## GIVEN PROBLEM
Quote the listing below in its entirety, omitting every image.
[Start]
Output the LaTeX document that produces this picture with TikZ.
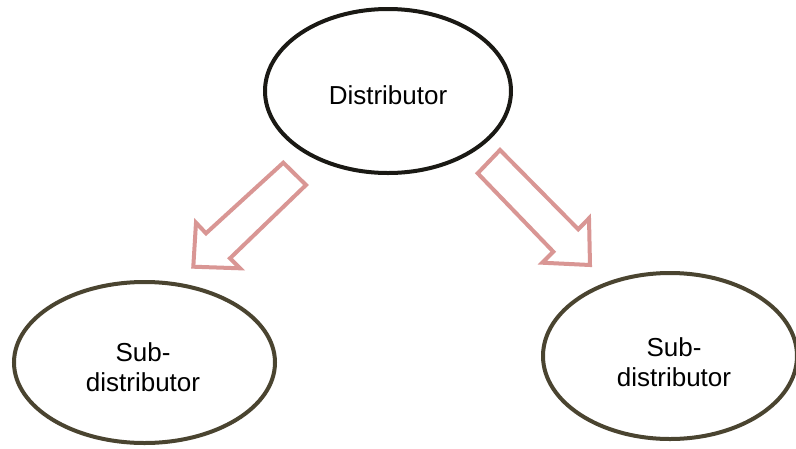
\documentclass[tikz,border=0pt]{standalone}
\usepackage{fontspec}
\setmainfont{Liberation Sans}
\usetikzlibrary{shapes.geometric}
\definecolor{topline}{HTML}{1A1914}
\definecolor{subline}{HTML}{4A4430}
\definecolor{arrowpink}{HTML}{D99694}
\tikzset{
  oval/.style={ellipse, line width=4pt, fill=white, inner sep=0pt},
  lbl/.style={align=center, font=\fontsize{26}{30}\selectfont},
  blockarrow/.style={draw=arrowpink, line width=4pt, fill=white, line join=miter}
}
\begin{document}
\begin{tikzpicture}[x=1pt,y=-1pt]
\useasboundingbox (0,0) rectangle (796,448);
\fill[white] (0,0) rectangle (796,448);
\node[oval, draw=topline, minimum width=246pt, minimum height=164pt] (dist) at (388,91) {};
\node[oval, draw=subline, minimum width=261pt, minimum height=161pt] (subl) at (144.5,362.5) {};
\node[oval, draw=subline, minimum width=254pt, minimum height=166pt] (subr) at (670,356) {};
\node[lbl] (td) at (388,95) {Distributor};
\node[lbl] (tl) at (143,367) {Sub-\\distributor};
\node[lbl] (tr) at (674,362) {Sub-\\distributor};
% left block arrow
\draw[blockarrow] (283.3,162.7) -- (306,185) -- (230,258.3) -- (240,268.3) -- (193.3,266.7) -- (196,222.7) -- (206,233.3) -- cycle;
% right block arrow
\draw[blockarrow] (500,150) -- (477.7,173.3) -- (553.3,251.7) -- (542.3,262.7) -- (590,265) -- (589,218.3) -- (578.3,229.3) -- cycle;
\end{tikzpicture}
\end{document}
[End]
## RESULT OF THIS TASK
Output the LaTeX document that produces this picture with TikZ.
\documentclass[tikz,border=0pt]{standalone}
\usepackage{fontspec}
\setmainfont{Liberation Sans}
\usetikzlibrary{shapes.geometric}
\definecolor{topline}{HTML}{1A1914}
\definecolor{subline}{HTML}{4A4430}
\definecolor{arrowpink}{HTML}{D99694}
\tikzset{
  oval/.style={ellipse, line width=4pt, fill=white, inner sep=0pt},
  lbl/.style={align=center, font=\fontsize{26}{30}\selectfont},
  blockarrow/.style={draw=arrowpink, line width=4pt, fill=white, line join=miter}
}
\begin{document}
\begin{tikzpicture}[x=1pt,y=-1pt]
\useasboundingbox (0,0) rectangle (796,448);
\fill[white] (0,0) rectangle (796,448);
\node[oval, draw=topline, minimum width=246pt, minimum height=164pt] (dist) at (388,91) {};
\node[oval, draw=subline, minimum width=261pt, minimum height=161pt] (subl) at (144.5,362.5) {};
\node[oval, draw=subline, minimum width=254pt, minimum height=166pt] (subr) at (670,356) {};
\node[lbl] (td) at (388,95) {Distributor};
\node[lbl] (tl) at (143,367) {Sub-\\distributor};
\node[lbl] (tr) at (674,362) {Sub-\\distributor};
% left block arrow
\draw[blockarrow] (283.3,162.7) -- (306,185) -- (230,258.3) -- (240,268.3) -- (193.3,266.7) -- (196,222.7) -- (206,233.3) -- cycle;
% right block arrow
\draw[blockarrow] (500,150) -- (477.7,173.3) -- (553.3,251.7) -- (542.3,262.7) -- (590,265) -- (589,218.3) -- (578.3,229.3) -- cycle;
\end{tikzpicture}
\end{document}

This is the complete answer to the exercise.